Scientists Develop World's Fastest Program to Find Patterns in Social Networks
(PhysOrg.com) -- As social networks like Facebook, Flickr, Youtube and Twitter increasingly make it possible to access appropriate information within their networks, a whole host of new applications become possible. For individuals, search engines could better differentiate "friends" and suggest groups with more closely matched interests or concerns. Businesses could search allowed information to offer products or services better matched to customers. And national security and counter-terror analysts, with appropriate court authorization, could look for "groups of people within social networks that match certain characteristics.
However, a technical obstacle to all of these is the difficulty inherent in being able to find all parts of the social network that match a given query network pattern. This essential first step (called the "subgraph matching" step by computer scientists) is often succeeded by many other application-specific steps. The subgraph matching problem is enormously challenging and has long been known to be computationally very difficult, rising exponentially in complexity with the size of the network increases.
University of Maryland grad student Matthias Broecheler working with Computer Science Professor V.S. Subrahmanian and University of Calabria (Italy) Professor Andrea Pugliese have recently unveiled a new mathematically-based computer program, or algorithm, called COSI (Cloud Oriented Subgraph Identification) that will support subgraph pattern matching in very large social networks containing hundreds of millions, even billions, of links.
In a paper that has been accepted for presentation at the 2010 Advances in Social Network Analysis and Mining conference to be held in Denmark in August, Broecheler, Pugliese and Subrahmanian leveraged a key insight - it is possible to split the social network into a set of almost independent, relatively small sub-networks, each of which is stored on a computer in a cloud computing cluster in such a way that the probability that a query pattern will need to access two nodes is kept as small as possible. Using knowledge of past queries and a complex set of calculations to compute these probabilities, their paper reports algorithms and experiments to answer social network subgraph pattern matching queries on real-world social network data with 778 million edges (which may denote relationships or connections between individuals) in less than one second. More recent results not contained in the paper are able to efficiently answer queries to social network databases containing over a billion edges.
"These new algorithms for subgraph matching make it practical for the first time to implement many desirable functionalities previously only practical for small networks," said Anil Nerode, who is Goldwin-Smith professor of mathematics and computer science and former director of the Mathematical Sciences Institute at Cornell University. "We can expect a profound influence of these algorithms on extending the capabilities of social networks," said Nerode, who is not involved in the work.
Professor Subrahmanian, one of the inventors, said: "An innovative mix of cloud computing and smart thinking, COSI shows how exact social network pattern matching on complex query patterns can be efficiently implemented.

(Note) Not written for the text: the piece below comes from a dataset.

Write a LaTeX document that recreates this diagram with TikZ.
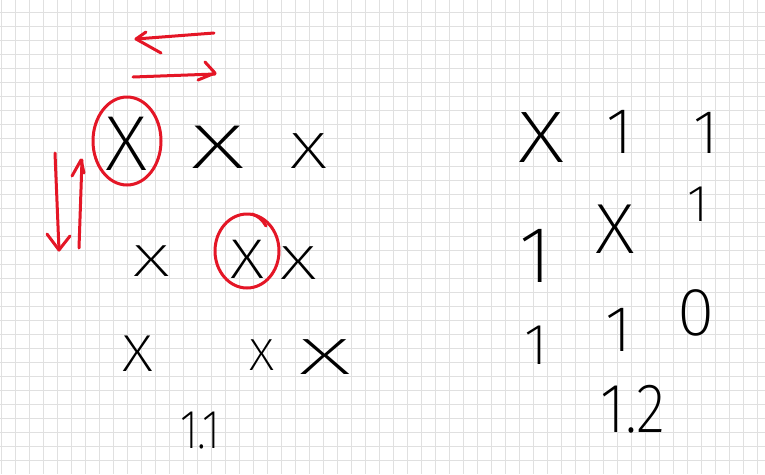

It is a significant advance, not only in answering complex queries over large social networks, but also for answering queries over the Semantic Web. This advance could have a significant impact for individual users of social networks as well as for the national security and business communities and is yet another innovative mix of cloud computing and smart thinking.
"The next challenge for COSI will be to perform matching of similar, but not exact, patterns," he said.